I saw Avatar this past weekend. I have to admit that I have not seen a good action science-fiction movie like this for a long time. This outing at the movies inspired me to look into the blockbuster strategy in Hollywood. The blockbuster strategy started in 1975 with Jaws when the movie was released nation-wide with lots of emphasis on marketing (1). Jaws was the first movie to be advertised on national TV. More recently, a characteristic of blockbuster movies is hefty budgets. The trend has been that the average Hollywood movie cost is on the rise by nearly 7% a year (2). Avatar has set a new precedent: the New York Times estimated total costs of $500 million (3).
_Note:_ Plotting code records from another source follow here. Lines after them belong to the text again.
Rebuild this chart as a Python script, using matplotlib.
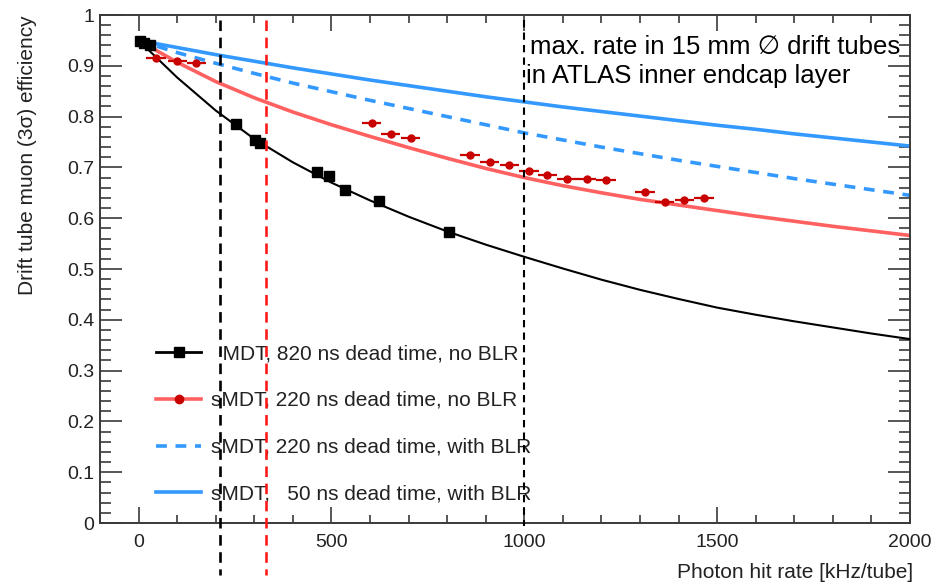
import matplotlib
matplotlib.use('Agg')
import matplotlib.pyplot as plt
from matplotlib.lines import Line2D
from matplotlib.ticker import MultipleLocator

plt.rcParams['font.family'] = ['Liberation Sans', 'DejaVu Sans']

# measured efficiencies
mdt_rate = [5, 15, 30, 252, 302, 315, 463, 494, 535, 624, 804]
mdt_eff = [0.949, 0.944, 0.941, 0.785, 0.753, 0.749, 0.690, 0.683, 0.656, 0.634, 0.572]

smdt_rate = [45, 100, 150, 604, 654, 705, 859, 910, 961, 1012, 1060, 1111,
             1162, 1212, 1313, 1364, 1415, 1466]
smdt_eff = [0.916, 0.909, 0.905, 0.788, 0.766, 0.758, 0.724, 0.711, 0.704, 0.693,
            0.686, 0.677, 0.677, 0.675, 0.651, 0.632, 0.636, 0.640]
smdt_rate_err = 25

# expected efficiency vs. rate
curve_rate = [0, 100, 200, 300, 400, 500, 600, 700, 800, 900, 1000, 1100, 1200,
              1300, 1400, 1500, 1600, 1700, 1800, 1900, 2000]
mdt_820 = [0.950, 0.877, 0.812, 0.756, 0.710, 0.670, 0.635, 0.603, 0.574, 0.548,
           0.524, 0.501, 0.479, 0.459, 0.441, 0.424, 0.410, 0.397, 0.385, 0.373, 0.362]
smdt_220 = [0.950, 0.907, 0.869, 0.837, 0.809, 0.784, 0.761, 0.739, 0.718, 0.698,
            0.680, 0.664, 0.650, 0.637, 0.626, 0.615, 0.604, 0.594, 0.584, 0.575, 0.566]
smdt_220_blr = [0.950, 0.926, 0.905, 0.885, 0.866, 0.849, 0.832, 0.816, 0.800, 0.784,
                0.768, 0.754, 0.740, 0.727, 0.714, 0.702, 0.690, 0.678, 0.667, 0.656, 0.645]
smdt_50_blr = [0.950, 0.936, 0.922, 0.909, 0.896, 0.884, 0.872, 0.861, 0.850, 0.839,
               0.829, 0.819, 0.810, 0.801, 0.792, 0.783, 0.775, 0.766, 0.758, 0.750, 0.742]

# reference rates (vertical markers)
rate_black = 210
rate_red = 330
rate_max = 1000

legend_labels = ['  MDT, 820 ns dead time, no BLR',
                 'sMDT, 220 ns dead time, no BLR',
                 'sMDT, 220 ns dead time, with BLR',
                 'sMDT,   50 ns dead time, with BLR']
y_ticks = [0, 0.1, 0.2, 0.3, 0.4, 0.5, 0.6, 0.7, 0.8, 0.9, 1]
y_ticklabels = ['0', '0.1', '0.2', '0.3', '0.4', '0.5', '0.6', '0.7', '0.8', '0.9', '1']
x_ticks = [0, 500, 1000, 1500, 2000]

W, H = 936, 584
fig = plt.figure(figsize=(W / 100, H / 100), dpi=100)
ax = fig.add_axes([100 / W, 61 / H, 810 / W, 508 / H])

red_line = '#ff6161'
red_dot = '#c80000'
blue = '#3399ff'
frame = '#3a3a3a'
txt = '#222222'

ax.plot(curve_rate, smdt_50_blr, color=blue, lw=2.6, zorder=2)
ax.plot(curve_rate, smdt_220_blr, color=blue, lw=2.6, dashes=(3, 2.4), zorder=2)
ax.plot(curve_rate, smdt_220, color=red_line, lw=2.6, zorder=2)
ax.plot(curve_rate, mdt_820, color='black', lw=1.5, zorder=3)

ax.plot(mdt_rate, mdt_eff, 's', color='black', ms=6.5, zorder=4)
ax.errorbar(smdt_rate, smdt_eff, xerr=smdt_rate_err, fmt='o', color=red_dot,
            ms=5, elinewidth=1.6, capsize=0, zorder=4)

# dead-time rate markers, drawn through the axis
ax.plot([rate_black, rate_black], [0.99, -0.102], color='black', lw=1.9,
        dashes=(4, 2.5), clip_on=False, zorder=6)
ax.plot([rate_red, rate_red], [0.99, -0.102], color='#ff1a1a', lw=1.9,
        dashes=(4, 2.5), clip_on=False, zorder=6)
ax.plot([rate_max, rate_max], [0.99, -0.005], color='black', lw=1.5,
        dashes=(3.5, 2.5), clip_on=False, zorder=6)

ax.set_xlim(-100, 2000)
ax.set_ylim(0, 1)
ax.set_xticks(x_ticks)
ax.set_xticklabels([str(v) for v in x_ticks])
ax.set_yticks(y_ticks)
ax.set_yticklabels(y_ticklabels)
ax.xaxis.set_minor_locator(MultipleLocator(100))
ax.yaxis.set_minor_locator(MultipleLocator(0.02))
ax.tick_params(axis='x', which='major', direction='in', length=11.5, width=1.2,
               top=True, bottom=True, colors=frame, labelcolor=txt,
               labelsize=14, pad=8)
ax.tick_params(axis='x', which='minor', direction='in', length=5.8, width=1.2,
               top=True, bottom=True, colors=frame)
ax.tick_params(axis='y', which='major', direction='in', length=16, width=1.2,
               left=True, right=True, colors=frame, labelcolor=txt,
               labelsize=14, pad=4)
ax.tick_params(axis='y', which='minor', direction='in', length=8, width=1.2,
               left=True, right=True, colors=frame)
for sp in ax.spines.values():
    sp.set_color(frame)
    sp.set_linewidth(1.4)

handles = [
    Line2D([], [], color='black', lw=2, marker='s', ms=6.5),
    Line2D([], [], color=red_line, lw=2.6, marker='o', ms=6,
           mfc=red_dot, mec=red_dot),
    Line2D([], [], color=blue, lw=2.6, dashes=(3, 2.4)),
    Line2D([], [], color=blue, lw=2.6),
]
leg = ax.legend(handles, legend_labels, loc='upper left',
                bbox_to_anchor=(156 / W, 1 - 344 / H),
                bbox_transform=fig.transFigure, frameon=False, fontsize=15,
                handlelength=2.16, handletextpad=0.48, labelspacing=1.34,
                borderpad=0, borderaxespad=0, numpoints=1)
for t in leg.get_texts():
    t.set_color(txt)
leg.set_zorder(5)

fig.text(530 / W, 1 - 47 / H, 'max. rate in 15 mm \u2205 drift tubes',
         fontsize=18.5, ha='left', va='center', color='black')
fig.text(526 / W, 1 - 76 / H, 'in ATLAS inner endcap layer',
         fontsize=18.5, ha='left', va='center', color='black')

fig.text(28 / W, 1 - 15 / H, 'Drift tube muon (3\u03c3) efficiency',
         rotation=90, ha='center', va='top', fontsize=15, color=txt)
fig.text(913 / W, 1 - 573 / H, 'Photon hit rate [kHz/tube]',
         ha='right', va='center', fontsize=15, color=txt)

fig.savefig('out.png', dpi=100)
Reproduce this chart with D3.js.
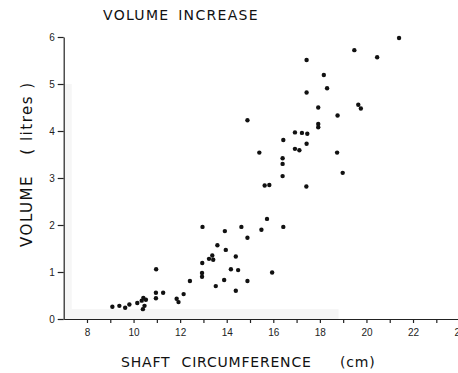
<!DOCTYPE html>
<html>
<head>
<meta charset="utf-8">
<script src="https://cdn.jsdelivr.net/npm/d3@7"></script>
<style>
  body { margin: 0; background: #fff; }
  svg { display: block; font-family: "DejaVu Sans", sans-serif; }
</style>
</head>
<body>
<svg width="458" height="373"></svg>
<script>
// shaft circumference (cm) and volume increase (litres)
const circumference = [
  9.09, 9.39, 9.64, 9.82, 10.16, 10.35, 10.42, 10.53, 10.47, 10.40,
  10.97, 10.96, 10.96, 11.27, 11.85, 11.93, 12.15, 12.42, 12.96, 12.95,
  12.94, 12.94, 13.24, 13.38, 13.42, 13.53, 13.60, 13.89, 13.92, 13.96,
  14.18, 14.39, 14.39, 14.49, 14.63, 14.89, 14.89, 15.49, 15.73, 15.63,
  15.83, 15.95, 16.43, 16.40, 16.40, 16.40, 16.43, 15.40, 14.89, 16.93,
  16.93, 17.12, 17.23, 17.46, 17.43, 17.42, 17.43, 17.43, 17.93, 17.93,
  17.93, 18.17, 18.31, 18.76, 18.74, 18.98, 19.48, 19.65, 19.76, 20.46,
  21.40
];
const volume = [
  0.26, 0.28, 0.24, 0.31, 0.34, 0.39, 0.45, 0.41, 0.28, 0.21,
  1.06, 0.56, 0.44, 0.56, 0.43, 0.36, 0.53, 0.81, 1.96, 1.19,
  0.98, 0.90, 1.28, 1.35, 1.26, 0.70, 1.57, 0.83, 1.87, 1.47,
  1.06, 1.33, 0.60, 1.04, 1.96, 1.73, 0.81, 1.90, 2.13, 2.84,
  2.85, 0.99, 1.96, 3.04, 3.30, 3.42, 3.81, 3.54, 4.23, 3.97,
  3.62, 3.59, 3.96, 3.94, 3.73, 2.82, 4.82, 5.51, 4.50, 4.15,
  4.08, 5.19, 4.91, 4.33, 3.54, 3.11, 5.72, 4.56, 4.48, 5.57,
  5.98
];

const xTicks = d3.range(8, 25);
const yTicks = [0, 1, 2, 3, 4, 5, 6];

const svg = d3.select("svg");

const x = d3.scaleLinear().domain([7, 24]).range([63.7, 459.6]);
const y = d3.scaleLinear().domain([0, 6]).range([319, 37]);

// faint scan shading along the axes
svg.append("rect")
  .attr("x", x(7)).attr("y", y(5))
  .attr("width", 8).attr("height", y(0) - y(5))
  .attr("fill", "#f6f6f6");
svg.append("rect")
  .attr("x", x(7)).attr("y", y(0) - 10)
  .attr("width", x(18.8) - x(7)).attr("height", 10)
  .attr("fill", "#f6f6f6");

const xAxis = d3.axisBottom(x)
  .tickValues(xTicks)
  .tickFormat((d) => (d % 2 === 0 ? d : ""))
  .tickSize(4)
  .tickSizeOuter(0)
  .tickPadding(6);

const yAxis = d3.axisLeft(y)
  .tickValues(yTicks)
  .tickFormat(d3.format("d"))
  .tickSize(6)
  .tickSizeOuter(0)
  .tickPadding(3);

svg.append("g")
  .attr("transform", "translate(0," + y(0) + ")")
  .call(xAxis)
  .call((g) => g.selectAll("text").attr("font-size", 10).attr("fill", "#222"));

svg.append("g")
  .attr("transform", "translate(" + x(7) + ",0)")
  .call(yAxis)
  .call((g) => g.selectAll("text").attr("font-size", 10).attr("fill", "#222"));

svg.selectAll(".domain, .tick line")
  .attr("stroke", "#222")
  .attr("stroke-width", 1.2);

// points
svg.append("g")
  .selectAll("circle")
  .data(circumference)
  .join("circle")
  .attr("cx", (d) => x(d))
  .attr("cy", (d, i) => y(volume[i]))
  .attr("r", 2.2)
  .attr("fill", "#111");

// titles
svg.append("text")
  .attr("x", 103).attr("y", 20)
  .attr("font-size", 14)
  .attr("letter-spacing", 1.3)
  .attr("word-spacing", 3)
  .attr("fill", "#111")
  .text("VOLUME INCREASE");

svg.append("text")
  .attr("x", 121).attr("y", 367)
  .attr("font-size", 14)
  .attr("letter-spacing", 0.8)
  .attr("word-spacing", 6)
  .attr("fill", "#111")
  .text("SHAFT CIRCUMFERENCE");

svg.append("text")
  .attr("x", 340).attr("y", 367)
  .attr("font-size", 14)
  .attr("letter-spacing", 0.8)
  .attr("fill", "#111")
  .text("(cm)");

svg.append("text")
  .attr("transform", "translate(32,211) rotate(-90)")
  .attr("text-anchor", "middle")
  .attr("font-size", 15)
  .attr("letter-spacing", 1.5)
  .attr("fill", "#111")
  .text("VOLUME");

svg.append("text")
  .attr("transform", "translate(32,118) rotate(-90)")
  .attr("text-anchor", "middle")
  .attr("font-size", 15)
  .attr("letter-spacing", 1.5)
  .attr("fill", "#111")
  .text("( litres )");
</script>
</body>
</html>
For the purposes of satisfying my curiosity, I did two simple regression analyses using the top 20 most expensive movies of all time adjusted in 2008 $US. I wanted to see if there was a correlation between the movie’s budget and the worldwide revenue in the first test, and in the second I wanted to see whether there was a correlation between the movie’s budget and viewer appreciation (estimated using the Internet Movie Database ratings -IMDB).

After running the tests, it seems that total movie budget is not a very good indicator of box office success. According to the first test, the movie budget accounts for a little less than 30% of the revenue stream. It is noteworthy that only 5 movies in the top 20 most expensive movies of all time end up in the top 20 most enjoyed movies of all time (4).

The second test is even less conclusive. The movie budgets accounted for only 20% of ratings by fans on IMBD. Again, out of the 20 top best rated movies on IMDB, none of the 20 top most expensive movies show up in the list.

These tests, although using small samples, show that there is not a very strong correlation between movie costs and revenues and between movie costs and viewer ratings.